Still, Barnett’s argument in favor of a common-law system makes sense, even to libertarians who favor a deductive approach to rights (Hoppe 1989b, p. 131; Rothbard 1998; Kinsella 1997, pp. 607–45). Legal rules must be concrete in the sense that the rules must take into account the entire relevant factual context. Since there are an infinite number of factual situations that could exist in interactions between individuals, a process which focuses on actual cases or controversies is likely to produce the most “interesting” or useful rules.26 It probably makes little sense devoting scarce time and resources to developing legal precepts for imaginary or unrealistic scenarios. If nothing else, a common-law type system that develops and refines legal precepts as new cases arise serves as a sort of filter that selects which disputes (i.e., real, commonly-encountered ones) to devote attention to.

[26: This is analogous to Mises’s method selecting certain empirical assumptions (e.g., assuming there is money instead of barter) to develop “interesting” laws based on the fundamental axioms of praxeology, rather than irrelevant or uninteresting (though not invalid) laws.

For further discussion of the role of codes and jurists, see my Legislation and the Discovery of Law in a Free Society.

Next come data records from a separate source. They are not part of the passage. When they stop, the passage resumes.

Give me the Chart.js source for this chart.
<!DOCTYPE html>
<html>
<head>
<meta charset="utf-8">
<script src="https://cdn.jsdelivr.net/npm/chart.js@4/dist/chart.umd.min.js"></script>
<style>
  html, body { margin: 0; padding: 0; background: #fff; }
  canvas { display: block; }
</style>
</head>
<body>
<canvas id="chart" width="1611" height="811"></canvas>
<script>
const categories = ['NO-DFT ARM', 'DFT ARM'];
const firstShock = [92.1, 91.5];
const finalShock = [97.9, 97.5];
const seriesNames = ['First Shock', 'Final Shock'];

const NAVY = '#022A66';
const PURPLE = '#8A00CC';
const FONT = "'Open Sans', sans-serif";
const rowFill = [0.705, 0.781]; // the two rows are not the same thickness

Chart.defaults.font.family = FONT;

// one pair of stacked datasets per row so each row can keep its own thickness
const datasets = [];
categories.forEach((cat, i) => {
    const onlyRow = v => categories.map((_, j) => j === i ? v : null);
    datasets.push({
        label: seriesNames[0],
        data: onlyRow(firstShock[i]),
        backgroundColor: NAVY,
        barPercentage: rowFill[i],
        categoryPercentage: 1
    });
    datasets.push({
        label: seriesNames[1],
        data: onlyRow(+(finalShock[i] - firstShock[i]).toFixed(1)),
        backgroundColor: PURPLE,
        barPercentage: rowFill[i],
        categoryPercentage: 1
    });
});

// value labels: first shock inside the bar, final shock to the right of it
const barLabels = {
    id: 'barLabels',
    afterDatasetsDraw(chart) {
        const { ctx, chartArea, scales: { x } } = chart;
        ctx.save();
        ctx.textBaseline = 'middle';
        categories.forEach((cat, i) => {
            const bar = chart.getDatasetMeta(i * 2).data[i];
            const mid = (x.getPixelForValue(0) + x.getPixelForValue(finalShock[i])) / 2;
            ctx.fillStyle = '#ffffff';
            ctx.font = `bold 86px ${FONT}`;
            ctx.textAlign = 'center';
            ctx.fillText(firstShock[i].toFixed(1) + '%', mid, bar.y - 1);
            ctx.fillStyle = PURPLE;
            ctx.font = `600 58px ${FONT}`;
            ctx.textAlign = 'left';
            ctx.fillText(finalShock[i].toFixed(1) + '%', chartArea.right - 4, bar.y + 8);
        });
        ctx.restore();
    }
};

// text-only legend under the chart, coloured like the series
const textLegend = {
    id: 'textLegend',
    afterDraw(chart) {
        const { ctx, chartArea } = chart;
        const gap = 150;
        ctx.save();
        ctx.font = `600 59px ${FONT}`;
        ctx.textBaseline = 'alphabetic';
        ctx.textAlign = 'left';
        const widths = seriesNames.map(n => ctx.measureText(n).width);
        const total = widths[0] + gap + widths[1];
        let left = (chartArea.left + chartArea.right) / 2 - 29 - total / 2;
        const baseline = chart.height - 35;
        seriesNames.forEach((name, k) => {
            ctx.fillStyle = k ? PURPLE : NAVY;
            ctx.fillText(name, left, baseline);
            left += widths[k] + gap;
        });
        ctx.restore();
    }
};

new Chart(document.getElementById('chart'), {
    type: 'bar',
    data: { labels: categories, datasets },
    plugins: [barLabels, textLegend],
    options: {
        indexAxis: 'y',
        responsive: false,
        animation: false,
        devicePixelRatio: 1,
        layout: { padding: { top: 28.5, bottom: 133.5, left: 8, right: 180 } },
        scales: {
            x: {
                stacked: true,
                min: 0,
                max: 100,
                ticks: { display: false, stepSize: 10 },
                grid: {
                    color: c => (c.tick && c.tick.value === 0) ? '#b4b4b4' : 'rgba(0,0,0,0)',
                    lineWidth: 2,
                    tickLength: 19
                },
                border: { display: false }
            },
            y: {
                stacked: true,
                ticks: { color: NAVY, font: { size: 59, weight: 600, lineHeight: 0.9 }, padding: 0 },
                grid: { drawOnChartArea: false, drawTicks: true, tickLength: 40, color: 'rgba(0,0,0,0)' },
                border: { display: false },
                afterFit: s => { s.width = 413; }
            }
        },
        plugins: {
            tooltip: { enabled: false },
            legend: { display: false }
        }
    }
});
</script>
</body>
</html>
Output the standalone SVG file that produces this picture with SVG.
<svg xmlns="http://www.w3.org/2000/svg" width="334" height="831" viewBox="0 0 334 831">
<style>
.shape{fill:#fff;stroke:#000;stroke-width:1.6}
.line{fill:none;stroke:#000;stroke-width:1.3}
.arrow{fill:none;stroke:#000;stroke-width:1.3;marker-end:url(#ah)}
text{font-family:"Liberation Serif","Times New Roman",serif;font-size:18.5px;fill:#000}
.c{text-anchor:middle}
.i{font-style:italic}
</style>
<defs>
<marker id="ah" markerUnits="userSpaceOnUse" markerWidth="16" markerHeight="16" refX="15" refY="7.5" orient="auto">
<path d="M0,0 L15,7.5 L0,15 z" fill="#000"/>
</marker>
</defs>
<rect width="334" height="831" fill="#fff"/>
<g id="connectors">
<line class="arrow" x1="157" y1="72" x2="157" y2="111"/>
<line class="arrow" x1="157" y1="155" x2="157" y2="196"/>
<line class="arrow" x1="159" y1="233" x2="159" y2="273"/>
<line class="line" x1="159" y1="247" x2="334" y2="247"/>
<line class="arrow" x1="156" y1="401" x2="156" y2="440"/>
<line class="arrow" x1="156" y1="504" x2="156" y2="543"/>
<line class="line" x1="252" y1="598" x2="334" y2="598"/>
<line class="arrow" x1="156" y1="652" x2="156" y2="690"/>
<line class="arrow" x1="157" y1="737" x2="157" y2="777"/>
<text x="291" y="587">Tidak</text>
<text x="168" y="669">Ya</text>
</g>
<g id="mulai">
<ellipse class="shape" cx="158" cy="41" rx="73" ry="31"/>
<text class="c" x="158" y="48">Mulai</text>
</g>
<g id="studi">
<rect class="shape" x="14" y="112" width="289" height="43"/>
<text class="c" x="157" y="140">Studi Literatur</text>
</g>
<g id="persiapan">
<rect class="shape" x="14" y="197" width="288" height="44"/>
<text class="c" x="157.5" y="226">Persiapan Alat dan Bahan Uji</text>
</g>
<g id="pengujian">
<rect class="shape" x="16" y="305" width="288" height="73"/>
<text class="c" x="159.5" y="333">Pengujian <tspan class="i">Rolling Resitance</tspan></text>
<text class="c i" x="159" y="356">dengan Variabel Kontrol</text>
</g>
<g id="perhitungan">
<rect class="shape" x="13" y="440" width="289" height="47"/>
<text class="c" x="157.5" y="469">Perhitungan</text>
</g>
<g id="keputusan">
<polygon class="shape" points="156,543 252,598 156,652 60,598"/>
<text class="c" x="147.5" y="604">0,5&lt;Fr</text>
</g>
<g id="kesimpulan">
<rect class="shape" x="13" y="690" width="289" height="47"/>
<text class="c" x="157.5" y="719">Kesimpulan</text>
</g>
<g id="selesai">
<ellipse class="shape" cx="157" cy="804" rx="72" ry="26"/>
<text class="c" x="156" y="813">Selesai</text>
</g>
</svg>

Martin OB May 9, 2009 at 12:02 pm

I pretty much agree with the author. I think the libertarian position about contracts, as opposed to the statist position, is that people should be free to reach agreements as they see fit, and the state should keep away as long as both remain happy with it.

Most of the time, none of the parties wants to break the agreement. Focusing on those problematic, relatively infrequent cases, while statists dispute people’s right to trade and relate to each other in their own terms (labor regulations, affirmative action and so on) is, in my opinion, a distraction.

Ant May 9, 2009 at 3:19 pm

take it to the courts to decide if a contract is right

filc August 26, 2009 at 3:50 pm

Seems to me most modern EULA’s, licenses agreements, and other various common forms of contractual agreements only exist because of the large influential play by the state.

In a true libertarian society with less state or no state many of your written contracts would not only be simplified on basic private property principles but other contractual agreements may just disseapear all together. As property transfers ownership liability goes along with it.

The responsibility then lies on the consumer to be a responsible consumer and purchase a quality good. Not to have the public bail them out when they got scammed for being negligent in researching whom the do business with.